**Exercise aim**: Quote every line below exactly and skip any picture.

+---+

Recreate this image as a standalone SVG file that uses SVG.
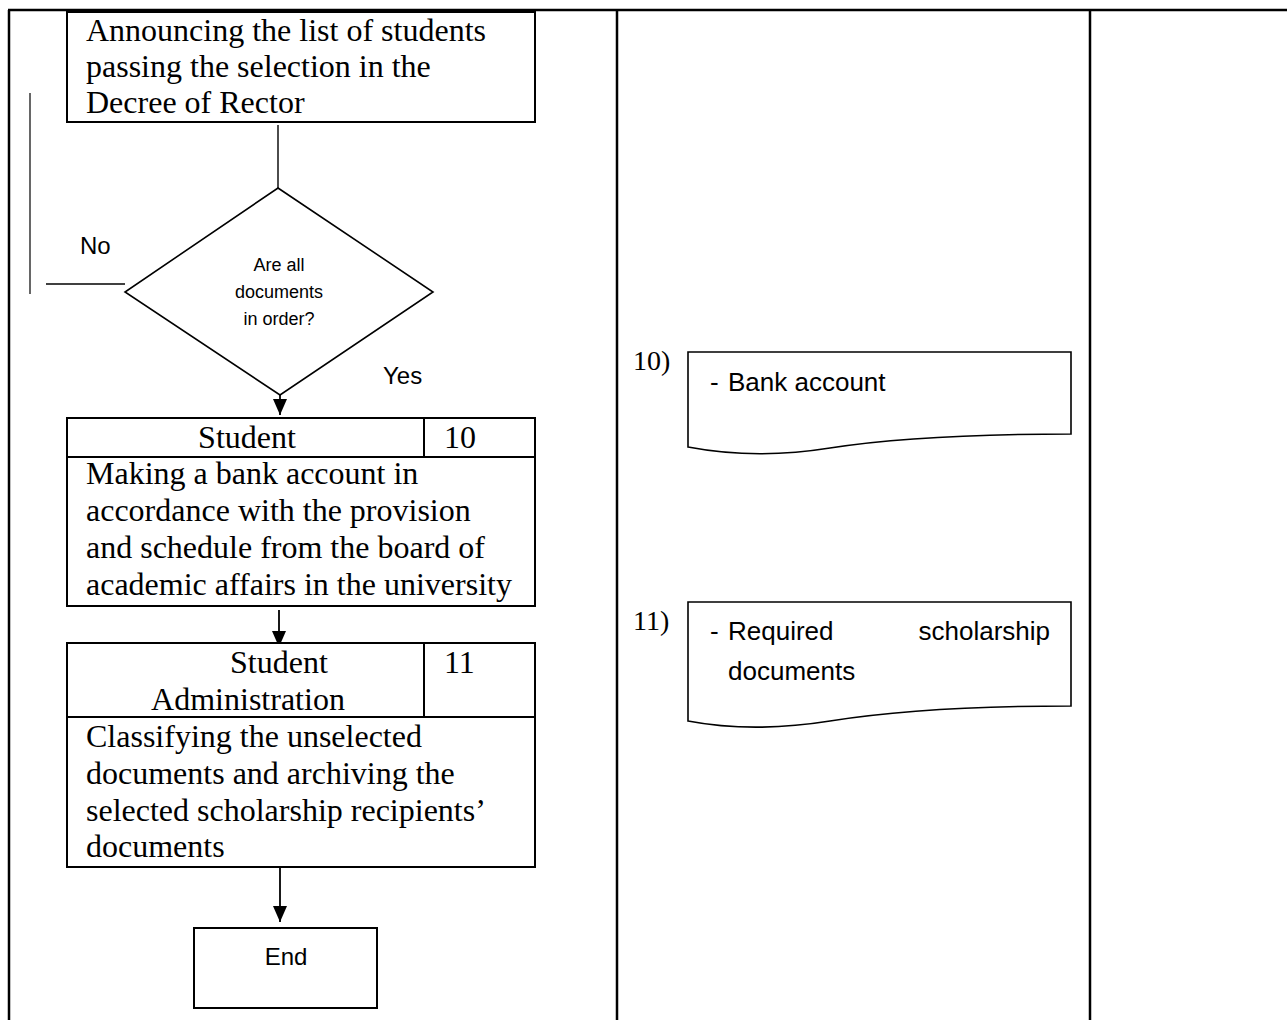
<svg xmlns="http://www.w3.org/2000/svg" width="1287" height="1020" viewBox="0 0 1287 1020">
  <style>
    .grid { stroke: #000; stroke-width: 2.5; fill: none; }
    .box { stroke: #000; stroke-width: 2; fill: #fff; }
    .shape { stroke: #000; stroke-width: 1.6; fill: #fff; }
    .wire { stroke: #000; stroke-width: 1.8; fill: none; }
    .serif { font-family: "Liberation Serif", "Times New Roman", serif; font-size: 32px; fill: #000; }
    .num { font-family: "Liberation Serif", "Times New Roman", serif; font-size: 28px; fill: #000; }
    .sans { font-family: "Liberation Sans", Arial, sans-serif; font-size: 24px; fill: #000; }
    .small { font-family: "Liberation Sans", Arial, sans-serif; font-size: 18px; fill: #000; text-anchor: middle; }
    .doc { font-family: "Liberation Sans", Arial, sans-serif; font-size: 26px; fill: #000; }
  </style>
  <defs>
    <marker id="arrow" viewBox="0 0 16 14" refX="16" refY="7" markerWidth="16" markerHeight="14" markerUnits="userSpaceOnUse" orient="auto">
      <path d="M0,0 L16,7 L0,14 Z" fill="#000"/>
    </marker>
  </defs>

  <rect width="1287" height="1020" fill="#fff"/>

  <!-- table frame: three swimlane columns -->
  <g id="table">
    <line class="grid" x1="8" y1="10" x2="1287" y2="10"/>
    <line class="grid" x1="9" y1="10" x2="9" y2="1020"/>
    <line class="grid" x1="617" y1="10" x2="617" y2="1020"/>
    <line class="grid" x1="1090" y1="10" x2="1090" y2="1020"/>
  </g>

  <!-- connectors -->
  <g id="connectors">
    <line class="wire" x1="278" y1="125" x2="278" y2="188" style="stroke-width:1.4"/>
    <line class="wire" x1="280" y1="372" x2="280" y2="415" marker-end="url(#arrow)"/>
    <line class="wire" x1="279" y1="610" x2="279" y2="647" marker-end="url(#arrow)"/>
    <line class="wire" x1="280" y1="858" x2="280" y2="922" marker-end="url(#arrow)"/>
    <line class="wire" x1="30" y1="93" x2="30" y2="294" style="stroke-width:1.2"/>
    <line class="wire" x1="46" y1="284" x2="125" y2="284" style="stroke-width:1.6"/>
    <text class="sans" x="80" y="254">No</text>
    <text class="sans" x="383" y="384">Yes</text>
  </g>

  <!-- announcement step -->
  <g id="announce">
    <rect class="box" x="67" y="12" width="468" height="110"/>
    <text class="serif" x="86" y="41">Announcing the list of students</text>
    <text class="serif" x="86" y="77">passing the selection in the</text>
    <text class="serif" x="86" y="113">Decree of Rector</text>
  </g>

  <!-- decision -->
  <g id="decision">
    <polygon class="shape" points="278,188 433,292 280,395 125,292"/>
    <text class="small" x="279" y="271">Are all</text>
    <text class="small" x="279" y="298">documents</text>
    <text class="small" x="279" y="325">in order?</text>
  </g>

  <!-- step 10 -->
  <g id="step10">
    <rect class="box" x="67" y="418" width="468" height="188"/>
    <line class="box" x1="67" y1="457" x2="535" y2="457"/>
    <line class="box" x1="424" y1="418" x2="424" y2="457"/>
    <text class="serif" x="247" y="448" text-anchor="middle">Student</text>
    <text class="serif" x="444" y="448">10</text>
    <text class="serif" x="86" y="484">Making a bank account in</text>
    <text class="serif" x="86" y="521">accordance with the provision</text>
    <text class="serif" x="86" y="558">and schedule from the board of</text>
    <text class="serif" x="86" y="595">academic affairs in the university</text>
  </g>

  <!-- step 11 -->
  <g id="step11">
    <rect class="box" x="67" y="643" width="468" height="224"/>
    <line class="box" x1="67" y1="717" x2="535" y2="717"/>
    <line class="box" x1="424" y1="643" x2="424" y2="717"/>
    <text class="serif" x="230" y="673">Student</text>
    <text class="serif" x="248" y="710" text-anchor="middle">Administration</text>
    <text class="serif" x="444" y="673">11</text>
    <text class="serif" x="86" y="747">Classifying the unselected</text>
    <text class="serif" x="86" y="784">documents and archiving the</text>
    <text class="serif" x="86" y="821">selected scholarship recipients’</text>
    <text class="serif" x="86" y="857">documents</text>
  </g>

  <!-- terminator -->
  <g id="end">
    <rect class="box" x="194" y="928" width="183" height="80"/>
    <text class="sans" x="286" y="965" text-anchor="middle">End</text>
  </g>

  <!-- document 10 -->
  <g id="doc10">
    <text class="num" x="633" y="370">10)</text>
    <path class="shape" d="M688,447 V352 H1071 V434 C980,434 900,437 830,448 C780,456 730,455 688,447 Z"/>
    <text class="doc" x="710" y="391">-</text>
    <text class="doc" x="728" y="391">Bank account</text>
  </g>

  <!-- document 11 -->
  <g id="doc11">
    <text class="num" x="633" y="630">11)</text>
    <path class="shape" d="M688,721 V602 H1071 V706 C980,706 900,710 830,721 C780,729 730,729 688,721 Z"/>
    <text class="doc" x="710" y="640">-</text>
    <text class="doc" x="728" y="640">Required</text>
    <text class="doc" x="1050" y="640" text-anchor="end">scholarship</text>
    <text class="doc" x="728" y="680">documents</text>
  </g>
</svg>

+---+

**Completed exercise**:
Recreate this image as a standalone SVG file that uses SVG.
<svg xmlns="http://www.w3.org/2000/svg" width="1287" height="1020" viewBox="0 0 1287 1020">
  <style>
    .grid { stroke: #000; stroke-width: 2.5; fill: none; }
    .box { stroke: #000; stroke-width: 2; fill: #fff; }
    .shape { stroke: #000; stroke-width: 1.6; fill: #fff; }
    .wire { stroke: #000; stroke-width: 1.8; fill: none; }
    .serif { font-family: "Liberation Serif", "Times New Roman", serif; font-size: 32px; fill: #000; }
    .num { font-family: "Liberation Serif", "Times New Roman", serif; font-size: 28px; fill: #000; }
    .sans { font-family: "Liberation Sans", Arial, sans-serif; font-size: 24px; fill: #000; }
    .small { font-family: "Liberation Sans", Arial, sans-serif; font-size: 18px; fill: #000; text-anchor: middle; }
    .doc { font-family: "Liberation Sans", Arial, sans-serif; font-size: 26px; fill: #000; }
  </style>
  <defs>
    <marker id="arrow" viewBox="0 0 16 14" refX="16" refY="7" markerWidth="16" markerHeight="14" markerUnits="userSpaceOnUse" orient="auto">
      <path d="M0,0 L16,7 L0,14 Z" fill="#000"/>
    </marker>
  </defs>

  <rect width="1287" height="1020" fill="#fff"/>

  <!-- table frame: three swimlane columns -->
  <g id="table">
    <line class="grid" x1="8" y1="10" x2="1287" y2="10"/>
    <line class="grid" x1="9" y1="10" x2="9" y2="1020"/>
    <line class="grid" x1="617" y1="10" x2="617" y2="1020"/>
    <line class="grid" x1="1090" y1="10" x2="1090" y2="1020"/>
  </g>

  <!-- connectors -->
  <g id="connectors">
    <line class="wire" x1="278" y1="125" x2="278" y2="188" style="stroke-width:1.4"/>
    <line class="wire" x1="280" y1="372" x2="280" y2="415" marker-end="url(#arrow)"/>
    <line class="wire" x1="279" y1="610" x2="279" y2="647" marker-end="url(#arrow)"/>
    <line class="wire" x1="280" y1="858" x2="280" y2="922" marker-end="url(#arrow)"/>
    <line class="wire" x1="30" y1="93" x2="30" y2="294" style="stroke-width:1.2"/>
    <line class="wire" x1="46" y1="284" x2="125" y2="284" style="stroke-width:1.6"/>
    <text class="sans" x="80" y="254">No</text>
    <text class="sans" x="383" y="384">Yes</text>
  </g>

  <!-- announcement step -->
  <g id="announce">
    <rect class="box" x="67" y="12" width="468" height="110"/>
    <text class="serif" x="86" y="41">Announcing the list of students</text>
    <text class="serif" x="86" y="77">passing the selection in the</text>
    <text class="serif" x="86" y="113">Decree of Rector</text>
  </g>

  <!-- decision -->
  <g id="decision">
    <polygon class="shape" points="278,188 433,292 280,395 125,292"/>
    <text class="small" x="279" y="271">Are all</text>
    <text class="small" x="279" y="298">documents</text>
    <text class="small" x="279" y="325">in order?</text>
  </g>

  <!-- step 10 -->
  <g id="step10">
    <rect class="box" x="67" y="418" width="468" height="188"/>
    <line class="box" x1="67" y1="457" x2="535" y2="457"/>
    <line class="box" x1="424" y1="418" x2="424" y2="457"/>
    <text class="serif" x="247" y="448" text-anchor="middle">Student</text>
    <text class="serif" x="444" y="448">10</text>
    <text class="serif" x="86" y="484">Making a bank account in</text>
    <text class="serif" x="86" y="521">accordance with the provision</text>
    <text class="serif" x="86" y="558">and schedule from the board of</text>
    <text class="serif" x="86" y="595">academic affairs in the university</text>
  </g>

  <!-- step 11 -->
  <g id="step11">
    <rect class="box" x="67" y="643" width="468" height="224"/>
    <line class="box" x1="67" y1="717" x2="535" y2="717"/>
    <line class="box" x1="424" y1="643" x2="424" y2="717"/>
    <text class="serif" x="230" y="673">Student</text>
    <text class="serif" x="248" y="710" text-anchor="middle">Administration</text>
    <text class="serif" x="444" y="673">11</text>
    <text class="serif" x="86" y="747">Classifying the unselected</text>
    <text class="serif" x="86" y="784">documents and archiving the</text>
    <text class="serif" x="86" y="821">selected scholarship recipients’</text>
    <text class="serif" x="86" y="857">documents</text>
  </g>

  <!-- terminator -->
  <g id="end">
    <rect class="box" x="194" y="928" width="183" height="80"/>
    <text class="sans" x="286" y="965" text-anchor="middle">End</text>
  </g>

  <!-- document 10 -->
  <g id="doc10">
    <text class="num" x="633" y="370">10)</text>
    <path class="shape" d="M688,447 V352 H1071 V434 C980,434 900,437 830,448 C780,456 730,455 688,447 Z"/>
    <text class="doc" x="710" y="391">-</text>
    <text class="doc" x="728" y="391">Bank account</text>
  </g>

  <!-- document 11 -->
  <g id="doc11">
    <text class="num" x="633" y="630">11)</text>
    <path class="shape" d="M688,721 V602 H1071 V706 C980,706 900,710 830,721 C780,729 730,729 688,721 Z"/>
    <text class="doc" x="710" y="640">-</text>
    <text class="doc" x="728" y="640">Required</text>
    <text class="doc" x="1050" y="640" text-anchor="end">scholarship</text>
    <text class="doc" x="728" y="680">documents</text>
  </g>
</svg>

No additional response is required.